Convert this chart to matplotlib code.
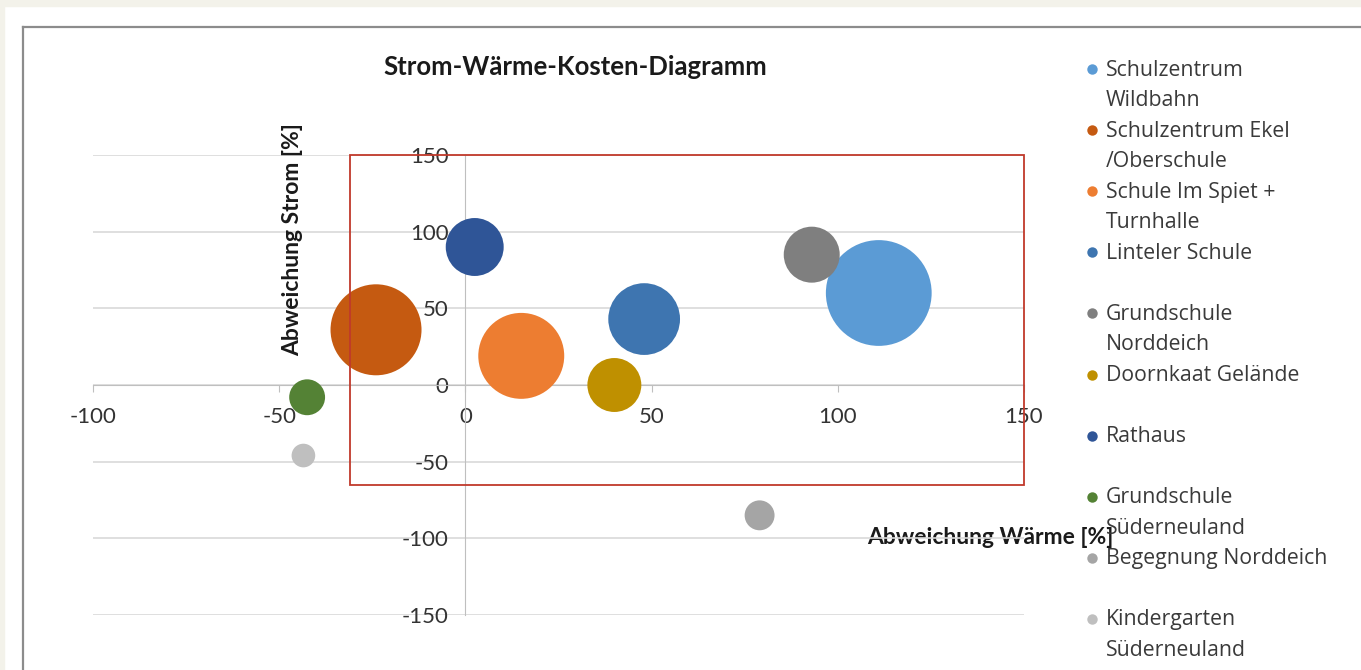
import matplotlib.pyplot as plt
from matplotlib.patches import Rectangle
from matplotlib.lines import Line2D

plt.rcParams['font.family'] = ['Lato', 'DejaVu Sans']
plt.rcParams['axes.unicode_minus'] = False

# data
namen = ["Schulzentrum\nWildbahn", "Schulzentrum Ekel\n/Oberschule", "Schule Im Spiet +\nTurnhalle",
         "Linteler Schule", "Grundschule\nNorddeich", "Doornkaat Gelände", "Rathaus",
         "Grundschule\nSüderneuland", "Begegnung Norddeich", "Kindergarten\nSüderneuland"]
waerme = [111, -24, 15, 48, 93, 40, 2.5, -42.5, 79, -43.5]
strom = [60, 36, 19, 43, 85, 0, 90, -8, -85, -46]
kosten = [100, 74, 66, 46, 28, 26, 30, 11.5, 8, 5]
farben = ["#5B9BD5", "#C55A11", "#ED7D31", "#3E75B0", "#7F7F7F", "#BF9000",
          "#2F5597", "#548235", "#A5A5A5", "#BFBFBF"]

# red marked area (data coords)
box_x0, box_x1 = -31, 150
box_y0, box_y1 = -65, 150

W, H = 1361, 670
fig = plt.figure(figsize=(W / 100, H / 100), dpi=100)
fig.patch.set_facecolor("white")

# cream page border + chart frame
fig.add_artist(Rectangle((0, 1 - 6 / H), 1, 6 / H, transform=fig.transFigure, color="#F3F2EA", zorder=0))
fig.add_artist(Rectangle((0, 0), 4 / W, 1, transform=fig.transFigure, color="#F3F2EA", zorder=0))
fig.add_artist(Line2D([23 / W, 1], [1 - 27 / H, 1 - 27 / H], transform=fig.transFigure, color="#8C8C8C", lw=1.6))
fig.add_artist(Line2D([23 / W, 23 / W], [0, 1 - 27 / H], transform=fig.transFigure, color="#8C8C8C", lw=1.6))

ax = fig.add_axes([93 / W, 55 / H, 931 / W, 460 / H])
ax.set_facecolor("none")
ax.set_xlim(-100, 150)
ax.set_ylim(-150, 150)

# bubbles
for x, y, k, c in zip(waerme, strom, kosten, farben):
    ax.scatter(x, y, s=k * 58, color=c, edgecolors="none", zorder=3)

ax.add_patch(Rectangle((box_x0, box_y0), box_x1 - box_x0, box_y1 - box_y0,
                       fill=False, edgecolor="#C0392B", lw=1.3, zorder=4, clip_on=False))

# axes through origin
for s in ["top", "right"]:
    ax.spines[s].set_visible(False)
ax.spines["left"].set_position(("data", 0))
ax.spines["bottom"].set_position(("data", 0))
ax.spines["left"].set_color("#BFBFBF")
ax.spines["bottom"].set_color("#BFBFBF")
ax.set_xticks([-100, -50, 0, 50, 100, 150])
ax.set_yticks([-150, -100, -50, 0, 50, 100, 150])
ax.tick_params(axis="x", length=5, color="#BFBFBF", direction="out", pad=11, labelsize=16, labelcolor="#333333")
ax.tick_params(axis="y", length=0, pad=12, labelsize=16, labelcolor="#333333")
ax.grid(axis="y", color="#D9D9D9", lw=1.2, zorder=0)
ax.set_axisbelow(True)

ax.set_xlabel("Abweichung Wärme [%]", fontsize=16.5, fontweight="bold", color="#1A1A1A")
ax.xaxis.set_label_coords((990 - 93) / 931, (615 - 538) / 460)
ax.xaxis.label.set_va("center")
ax.set_ylabel("Abweichung Strom [%]", fontsize=16.5, fontweight="bold", color="#1A1A1A")
ax.yaxis.set_label_coords((293 - 93) / 931, (615 - 240) / 460)
ax.yaxis.label.set_va("center")

fig.text(575 / W, 1 - 67 / H, "Strom-Wärme-Kosten-Diagramm", ha="center", va="center",
         fontsize=18.5, fontweight="bold", color="#1A1A1A")

# legend
for i, (n, c) in enumerate(zip(namen, farben)):
    yp = 69 + 61.1 * i
    fig.add_artist(Line2D([1092 / W], [1 - yp / H], transform=fig.transFigure, marker="o",
                          ms=7.5, color=c, mec="none", ls="none"))
    for j, zeile in enumerate(n.split("\n")):
        fig.text(1106 / W, 1 - (yp + 1 + 30.5 * j) / H, zeile, ha="left", va="center",
                 fontsize=15.3, color="#3A3A3A", family=["Open Sans", "DejaVu Sans"])

fig.savefig("out.png", dpi=100)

Exercise details
Leave out any pictures, please, and quote only the lines from the top of the data through the line that contains "plt.rcParams['axes.unicode_minus'] = False".

Solution for this problem
Convert this chart to matplotlib code.
import matplotlib.pyplot as plt
from matplotlib.patches import Rectangle
from matplotlib.lines import Line2D

plt.rcParams['font.family'] = ['Lato', 'DejaVu Sans']
plt.rcParams['axes.unicode_minus'] = False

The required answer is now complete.